There is no middle of the road in a discussion of Hideaki Anno's Shin Gojira. Like so much of the man's output, it's a love-it-or-loathe-it experience. You either admire it for attempting to do something different with the Godzilla template, or you hold your nose and long for the days of a guy in a suit kicking over a scale model of Shibuya. I got what Anno was trying to do: use the story format to make comments about Japan's culture of perpetual political intransigence, and how inadequate that has become in a post-everything world. But a little of this goes a long way. Maverick and bold as it is to make a Godzilla that's about the real-world politics of dealing with the monster, it's maverick in a way that for many fans is going to be more interesting to analyze than to actually watch.
© 2016 Toho Co., Ltd.
Bafflement in the cabinet meetings; panic in the streets.

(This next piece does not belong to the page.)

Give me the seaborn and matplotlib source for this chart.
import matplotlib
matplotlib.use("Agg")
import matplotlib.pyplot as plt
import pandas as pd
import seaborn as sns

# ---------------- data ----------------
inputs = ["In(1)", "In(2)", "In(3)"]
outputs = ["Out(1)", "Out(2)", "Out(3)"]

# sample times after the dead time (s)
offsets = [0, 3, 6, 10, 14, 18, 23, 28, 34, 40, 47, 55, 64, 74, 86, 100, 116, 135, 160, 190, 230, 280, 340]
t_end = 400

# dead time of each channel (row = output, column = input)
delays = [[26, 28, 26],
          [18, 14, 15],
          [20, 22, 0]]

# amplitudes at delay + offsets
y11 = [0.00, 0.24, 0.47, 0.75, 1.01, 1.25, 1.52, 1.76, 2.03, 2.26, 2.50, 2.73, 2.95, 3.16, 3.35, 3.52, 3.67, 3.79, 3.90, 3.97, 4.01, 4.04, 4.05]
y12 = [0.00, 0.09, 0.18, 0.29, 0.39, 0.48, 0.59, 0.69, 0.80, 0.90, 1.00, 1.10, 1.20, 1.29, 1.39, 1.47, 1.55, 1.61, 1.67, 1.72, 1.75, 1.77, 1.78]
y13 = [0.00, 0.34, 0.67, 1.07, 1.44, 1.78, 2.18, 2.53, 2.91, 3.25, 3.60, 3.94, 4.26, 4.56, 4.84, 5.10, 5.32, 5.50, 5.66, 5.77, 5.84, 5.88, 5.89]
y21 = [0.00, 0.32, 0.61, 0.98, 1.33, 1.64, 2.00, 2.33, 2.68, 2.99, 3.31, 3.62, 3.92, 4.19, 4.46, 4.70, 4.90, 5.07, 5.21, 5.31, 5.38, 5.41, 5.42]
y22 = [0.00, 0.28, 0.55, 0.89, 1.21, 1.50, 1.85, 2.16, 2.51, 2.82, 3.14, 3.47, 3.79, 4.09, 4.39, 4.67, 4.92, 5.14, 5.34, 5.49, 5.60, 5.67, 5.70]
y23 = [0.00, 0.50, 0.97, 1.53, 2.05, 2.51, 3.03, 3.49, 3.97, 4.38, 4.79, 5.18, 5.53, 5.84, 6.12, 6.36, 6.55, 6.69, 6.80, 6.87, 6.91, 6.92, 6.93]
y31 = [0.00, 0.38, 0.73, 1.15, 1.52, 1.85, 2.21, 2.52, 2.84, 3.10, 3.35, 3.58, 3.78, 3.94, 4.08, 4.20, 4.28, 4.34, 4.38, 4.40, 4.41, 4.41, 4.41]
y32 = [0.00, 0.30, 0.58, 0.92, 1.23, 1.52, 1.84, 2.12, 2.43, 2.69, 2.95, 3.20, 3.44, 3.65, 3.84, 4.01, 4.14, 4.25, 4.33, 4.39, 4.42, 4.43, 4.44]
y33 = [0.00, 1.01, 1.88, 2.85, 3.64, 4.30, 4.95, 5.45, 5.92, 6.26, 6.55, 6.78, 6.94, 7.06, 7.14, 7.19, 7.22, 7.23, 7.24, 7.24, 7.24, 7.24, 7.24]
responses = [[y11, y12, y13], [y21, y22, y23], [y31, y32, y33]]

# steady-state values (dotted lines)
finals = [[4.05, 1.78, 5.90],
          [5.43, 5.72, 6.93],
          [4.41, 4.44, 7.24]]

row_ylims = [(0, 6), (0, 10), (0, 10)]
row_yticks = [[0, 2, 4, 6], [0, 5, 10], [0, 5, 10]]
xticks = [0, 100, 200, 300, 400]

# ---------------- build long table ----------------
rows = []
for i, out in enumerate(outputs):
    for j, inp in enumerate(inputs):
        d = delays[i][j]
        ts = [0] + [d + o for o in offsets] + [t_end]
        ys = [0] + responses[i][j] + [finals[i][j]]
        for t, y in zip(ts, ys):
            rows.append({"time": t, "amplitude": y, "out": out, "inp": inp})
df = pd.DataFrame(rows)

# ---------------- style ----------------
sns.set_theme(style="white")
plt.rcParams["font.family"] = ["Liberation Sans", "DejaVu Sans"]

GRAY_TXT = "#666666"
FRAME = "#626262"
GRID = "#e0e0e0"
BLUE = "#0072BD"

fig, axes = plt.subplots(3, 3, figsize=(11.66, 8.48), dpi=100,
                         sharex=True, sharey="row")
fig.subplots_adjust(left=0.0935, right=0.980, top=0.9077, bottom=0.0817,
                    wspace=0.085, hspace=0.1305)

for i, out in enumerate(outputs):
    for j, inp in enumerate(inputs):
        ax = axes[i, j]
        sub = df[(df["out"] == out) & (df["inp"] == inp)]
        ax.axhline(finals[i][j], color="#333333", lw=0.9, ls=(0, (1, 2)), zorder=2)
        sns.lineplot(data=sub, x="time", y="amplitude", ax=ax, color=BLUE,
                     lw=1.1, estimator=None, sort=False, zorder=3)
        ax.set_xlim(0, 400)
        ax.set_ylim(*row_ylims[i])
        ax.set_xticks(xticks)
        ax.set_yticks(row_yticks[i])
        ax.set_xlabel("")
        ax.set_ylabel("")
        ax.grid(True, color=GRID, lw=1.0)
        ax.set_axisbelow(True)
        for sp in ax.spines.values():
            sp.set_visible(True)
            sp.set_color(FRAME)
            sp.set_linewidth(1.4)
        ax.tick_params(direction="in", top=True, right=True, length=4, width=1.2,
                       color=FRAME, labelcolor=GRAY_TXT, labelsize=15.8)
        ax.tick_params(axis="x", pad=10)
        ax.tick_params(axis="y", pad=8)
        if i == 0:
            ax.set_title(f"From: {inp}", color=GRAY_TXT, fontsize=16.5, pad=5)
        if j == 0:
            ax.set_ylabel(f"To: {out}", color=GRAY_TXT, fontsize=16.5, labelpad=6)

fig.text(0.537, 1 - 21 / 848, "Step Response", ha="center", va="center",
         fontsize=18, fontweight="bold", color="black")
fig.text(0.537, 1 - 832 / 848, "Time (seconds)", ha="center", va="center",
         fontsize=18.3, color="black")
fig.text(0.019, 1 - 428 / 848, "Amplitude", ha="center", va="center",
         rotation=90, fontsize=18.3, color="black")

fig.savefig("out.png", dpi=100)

Red tape vs. the king of the monsters

The broad outlines of Shin Gojira conform heavily to a template used by the franchise. An odd something-or-other appears out at sea or in a remote place. Government and academic types scrutinize it. It quickly reveals itself to be dangerous. Mankind must learn how to destroy it, and also how to overcome its own intransigence and foolishness. Sometimes it was Godzilla who was the monster; sometimes Godzilla was the "good" guy, if only in the sense that he wanted to kick the other monster's ass as badly as we did.

Here, Godzilla is definitely not the good guy. He (he?) smashes up an underwater tunnel, swims ashore in what I guess could be described as a "larval" form, creates havoc, then dives back into the deep again. The authorities, led by the Prime Minister (Ren Osugi, the go-to Japanese actor for officious martinet types) respond in fits and starts, spending more time convening meetings to hold cabinet sessions to deliver press conferences than actually doing anything.

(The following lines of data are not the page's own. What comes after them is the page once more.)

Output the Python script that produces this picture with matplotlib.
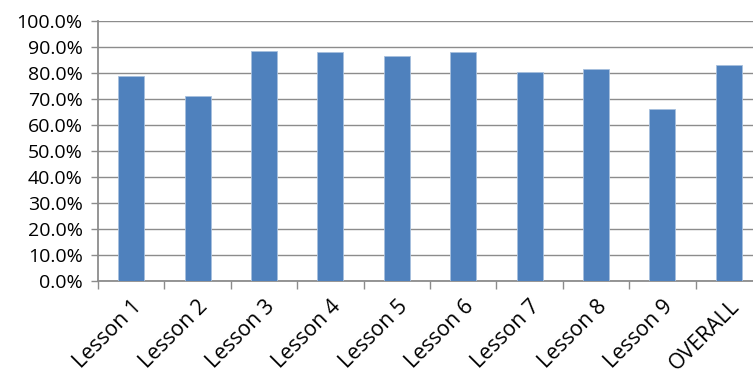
import matplotlib.pyplot as plt
from matplotlib.ticker import PercentFormatter, MultipleLocator
import numpy as np

categories = ["Lesson 1", "Lesson 2", "Lesson 3", "Lesson 4", "Lesson 5",
              "Lesson 6", "Lesson 7", "Lesson 8", "Lesson 9", "OVERALL"]
scores = [78.8, 71.2, 88.6, 88.1, 86.5, 88.2, 80.4, 81.4, 66.2, 82.9]

plt.rcParams['font.family'] = ['Open Sans', 'DejaVu Sans']

fig = plt.figure(figsize=(7.53, 3.77), dpi=100)
ax = fig.add_axes([98/753, 1 - 280.5/377, 664/753, 259.5/377])

x = np.arange(len(categories))
ax.bar(x, scores, width=0.39, color='#4F81BD', edgecolor='#A7C0DE',
       linewidth=0.6, zorder=3)

ax.set_xlim(-0.5, len(categories) - 0.5)
ax.set_ylim(0, 100)
ax.yaxis.set_major_locator(MultipleLocator(10))
ax.yaxis.set_major_formatter(PercentFormatter(decimals=1))
ax.grid(axis='y', color='#8C8C8C', linewidth=1.0, zorder=0)

# category boundary ticks on x
ax.set_xticks(np.arange(len(categories) + 1) - 0.5)
ax.set_xticklabels([])
ax.set_xticks(x, minor=True)
ax.set_xticklabels(categories, minor=True, rotation=45, ha='right',
                   va='top', rotation_mode='anchor', fontsize=15.3)
ax.tick_params(axis='x', which='major', length=6, color='#8C8C8C', width=1)
ax.tick_params(axis='x', which='minor', length=0, pad=11)
ax.tick_params(axis='y', length=5, color='#8C8C8C', width=1, labelsize=14,
               pad=6)

for s in ['top', 'right']:
    ax.spines[s].set_visible(False)
for s in ['left', 'bottom']:
    ax.spines[s].set_color('#8C8C8C')
    ax.spines[s].set_linewidth(1.3)

plt.savefig('out.png', dpi=100)
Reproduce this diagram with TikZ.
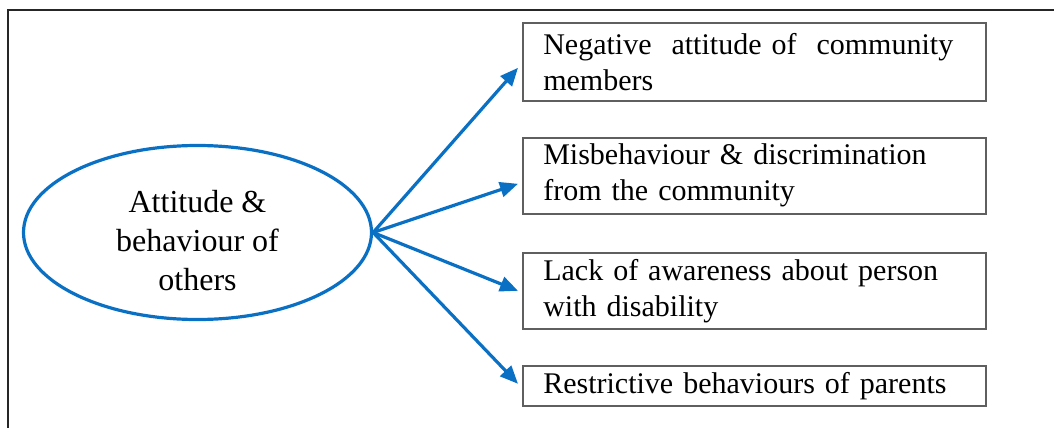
\documentclass[tikz,border=0pt]{standalone}
\usepackage{fontspec}
\setmainfont{Liberation Serif}
\usetikzlibrary{shapes.geometric,arrows.meta}
\definecolor{linkblue}{RGB}{10,112,196}
\definecolor{boxgray}{RGB}{95,95,95}
\begin{document}
\begin{tikzpicture}[x=0.5pt,y=-0.5pt,
  hubshape/.style={ellipse,draw=linkblue,line width=1.6pt,
    minimum width=174pt,minimum height=87pt,inner sep=0pt,
    align=center,font=\fontsize{16pt}{19.5pt}\selectfont},
  itembox/.style={draw=boxgray,line width=0.8pt,anchor=north west,
    minimum width=231.5pt,text width=211pt,inner xsep=10pt,inner ysep=0pt,
    align=left,font=\fontsize{15pt}{18pt}\selectfont},
  link/.style={draw=linkblue,line width=1.6pt,
    -{Triangle[length=9pt,width=7.5pt]}}]
  % canvas and outer frame (right and bottom edges run off the page)
  \clip (0,0) rectangle (1054,428);
  \draw[line width=1pt,black!85] (7.5,10) rectangle (1080,450);

  % central ellipse; the strut sets the text a little below centre
  \node[hubshape] (hub) at (197.5,232.5)
    {\rule{0pt}{19pt}Attitude \&\\behaviour of\\others};

  % the four outcome boxes
  \node[itembox,minimum height=39pt] (b1) at (522,22)
    {Negative\ \ attitude of\ \ community\\members};
  \node[itembox,minimum height=38pt] (b2) at (522,137)
    {Misbehaviour \& discrimination\\from the community};
  \node[itembox,minimum height=38pt] (b3) at (522,252)
    {Lack of awareness about person\\with disability};
  \node[itembox,minimum height=20pt] (b4) at (522,365)
    {Restrictive behaviours of parents};

  % arrows fanning out from the ellipse
  \coordinate (src) at (hub.east);
  \draw[link] (src) -- ([shift={(-4,6)}]b1.west);
  \draw[link] (src) -- ([shift={(-4,8)}]b2.west);
  \draw[link] (src) -- ([shift={(-4,0)}]b3.west);
  \draw[link] (src) -- ([shift={(-4,-2)}]b4.west);
\end{tikzpicture}
\end{document}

The joke, such as it is, is that the bureaucracy is so paralyzing that at first the government can't even figure out what agency is responsible for this, even after chibi-Zilla has crawled on land and thrown around cars. Anno milks this for something like the first twenty solid minutes of the film, with occasional payoffs. E.g., when the PM goes on TV to declare "There is no danger of the monster coming ashore!", he's interrupted by one of his aides telling him it has done exactly that.

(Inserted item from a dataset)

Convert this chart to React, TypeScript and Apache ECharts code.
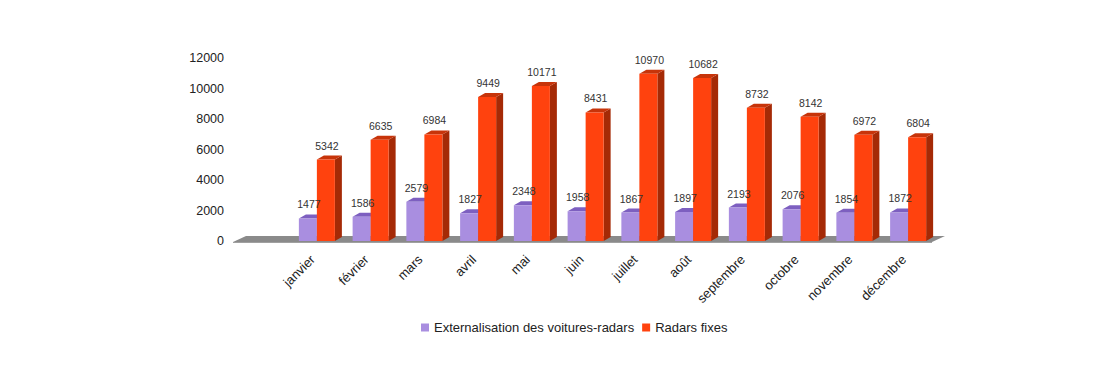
import React, { useEffect, useRef } from "react";
import * as echarts from "echarts";

const months = [
  "janvier", "février", "mars", "avril", "mai", "juin",
  "juillet", "août", "septembre", "octobre", "novembre", "décembre",
];
const voituresRadars = [1477, 1586, 2579, 1827, 2348, 1958, 1867, 1897, 2193, 2076, 1854, 1872];
const radarsFixes = [5342, 6635, 6984, 9449, 10171, 8431, 10970, 10682, 8732, 8142, 6972, 6804];
const seriesNames = ["Externalisation des voitures-radars", "Radars fixes"];

const FONT = "'Liberation Sans', Arial, sans-serif";

function makeBarRender(side: "left" | "right", front: string, top: string, sideColor: string) {
  return (params: any, api: any) => {
    const idx = api.value(0);
    const v = api.value(1);
    const t = api.coord([idx, v]);
    const b = api.coord([idx, 0]);
    const band = api.size([1, 0])[0];
    const w = band * 0.335;
    const dx = 7;
    const dy = 4;
    const x0 = side === "left" ? t[0] - w : t[0];
    const x1 = x0 + w;
    const yt = t[1];
    const yb = b[1];
    return {
      type: "group",
      children: [
        {
          type: "polygon",
          z2: 1,
          shape: { points: [[x1, yb], [x1 + dx, yb - dy], [x1 + dx, yt - dy], [x1, yt]] },
          style: { fill: sideColor },
        },
        {
          type: "polygon",
          z2: 1,
          shape: { points: [[x0, yt], [x1, yt], [x1 + dx, yt - dy], [x0 + dx, yt - dy]] },
          style: { fill: top },
        },
        {
          type: "rect",
          z2: 1,
          shape: { x: x0, y: yt, width: w, height: yb - yt },
          style: { fill: front },
        },
        {
          type: "text",
          z2: 100,
          x: (x0 + x1) / 2 + 1,
          y: yt - 14,
          style: {
            text: String(v),
            fill: "#333",
            fontSize: 10.5,
            fontFamily: FONT,
            align: "center",
            verticalAlign: "middle",
          },
        },
      ],
    };
  };
}

function floorRender(params: any, api: any) {
  const cs = params.coordSys;
  const yb = cs.y + cs.height;
  const left = cs.x - 57;
  const right = cs.x + cs.width - 3;
  return {
    type: "group",
    children: [
      {
        type: "polygon",
        shape: {
          points: [
            [left, yb + 1],
            [right, yb + 1],
            [right + 13, yb - 5],
            [left + 13, yb - 5],
          ],
        },
        style: { fill: "#8a8a8a" },
      },
      {
        type: "polygon",
        shape: {
          points: [
            [left, yb + 1],
            [right, yb + 1],
            [right, yb + 2],
            [left, yb + 2],
          ],
        },
        style: { fill: "#a0a0a0" },
      },
    ],
  };
}

export default function App() {
  const ref = useRef<HTMLDivElement>(null);
  useEffect(() => {
    if (!ref.current) return;
    const chart = echarts.init(ref.current, null, { renderer: "svg" });
    chart.setOption({
      animation: false,
      backgroundColor: "#ffffff",
      textStyle: { fontFamily: FONT },
      grid: { left: 290, top: 58, width: 645, height: 183 },
      legend: {
        data: seriesNames,
        left: 416,
        top: 316,
        icon: "rect",
        itemWidth: 8,
        itemHeight: 8,
        itemGap: 8,
        textStyle: { fontSize: 13, color: "#222", fontFamily: FONT },
      },
      xAxis: {
        type: "category",
        data: months,
        axisLine: { show: false },
        axisTick: { show: false },
        axisLabel: {
          rotate: 45,
          margin: 12,
          padding: [0, 6, 0, 0],
          fontSize: 13,
          color: "#222",
          fontFamily: FONT,
          interval: 0,
        },
      },
      yAxis: {
        type: "value",
        min: 0,
        max: 12000,
        interval: 2000,
        axisLine: { show: false },
        axisTick: { show: false },
        splitLine: { show: false },
        axisLabel: {
          fontSize: 12.5,
          color: "#222",
          margin: 66,
          fontFamily: FONT,
          formatter: (v: number) => String(v),
        },
      },
      series: [
        {
          name: "floor",
          type: "custom",
          clip: false,
          z: 1,
          silent: true,
          data: [[0, 0]],
          encode: { x: 0, y: 1 },
          renderItem: floorRender,
        },
        {
          name: seriesNames[0],
          type: "custom",
          clip: false,
          z: 2,
          itemStyle: { color: "#a98ee0" },
          data: voituresRadars.map((v, i) => [i, v]),
          encode: { x: 0, y: 1 },
          renderItem: makeBarRender("left", "#a98ee0", "#7d5fc0", "#6a4fa8"),
        },
        {
          name: seriesNames[1],
          type: "custom",
          clip: false,
          z: 2,
          itemStyle: { color: "#ff420e" },
          data: radarsFixes.map((v, i) => [i, v]),
          encode: { x: 0, y: 1 },
          renderItem: makeBarRender("right", "#ff420e", "#c7340a", "#a52a06"),
        },
      ],
    });
    return () => chart.dispose();
  }, []);
  return (
    <div
      ref={ref}
      style={{ position: "absolute", left: 0, top: 0, width: 1100, height: 374 }}
    />
  );
}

Eventually, both the government and the film itself get out of neutral. A task force is convened to study Godzilla and to prepare for its return from the waters. The gravity of the situation impresses itself on the PM, and soon he's thinking less about looking bad on TV and more about the way this poses an existential crisis to Japan as a whole. Then Godzilla returns, all blazing spines and killing radioactive breath, and lays waste to a vast chunk of Tokyo in a moment that's as reminiscent of Evangelion as it is anything else from Godzilla's previous installments.
© 2016 Toho Co., Ltd.
Godzilla evolves; Tokyo crumbles.

Make a plan and follow through

The second half of the movie, though, stacks almost all its chips on the "politics and planning" side of the felt, where the Godzilla special team and its ambitious young leader Rando Yaguchi (Hiroki Hasegawa) race against time to figure out how to disable Godzilla before a joint UN strike force decides to drop the literal and figurative bomb. In theory the concept is a good one: Show teamwork, problem-solving, and the tiresome, thankless task of governance as being the real heroes of the day, instead of mindless violence, daring-do, or superhero-dom.

Whether or not it works in practice is another story. For me, it worked in bits and pieces rather than in the whole. I liked how Osugi's Prime Minister character goes from nattering about his public image to making a truly grave decision about his future, and I liked how his replacement, a former agricultural minister, realizes by degrees how totally unsuited he is to the job of making the kinds of life-changing decisions required of him now. But they are only individual elements; they are adrift in a swirling congee of scenes that play too much like a cutesy government-propaganda movie for comfort.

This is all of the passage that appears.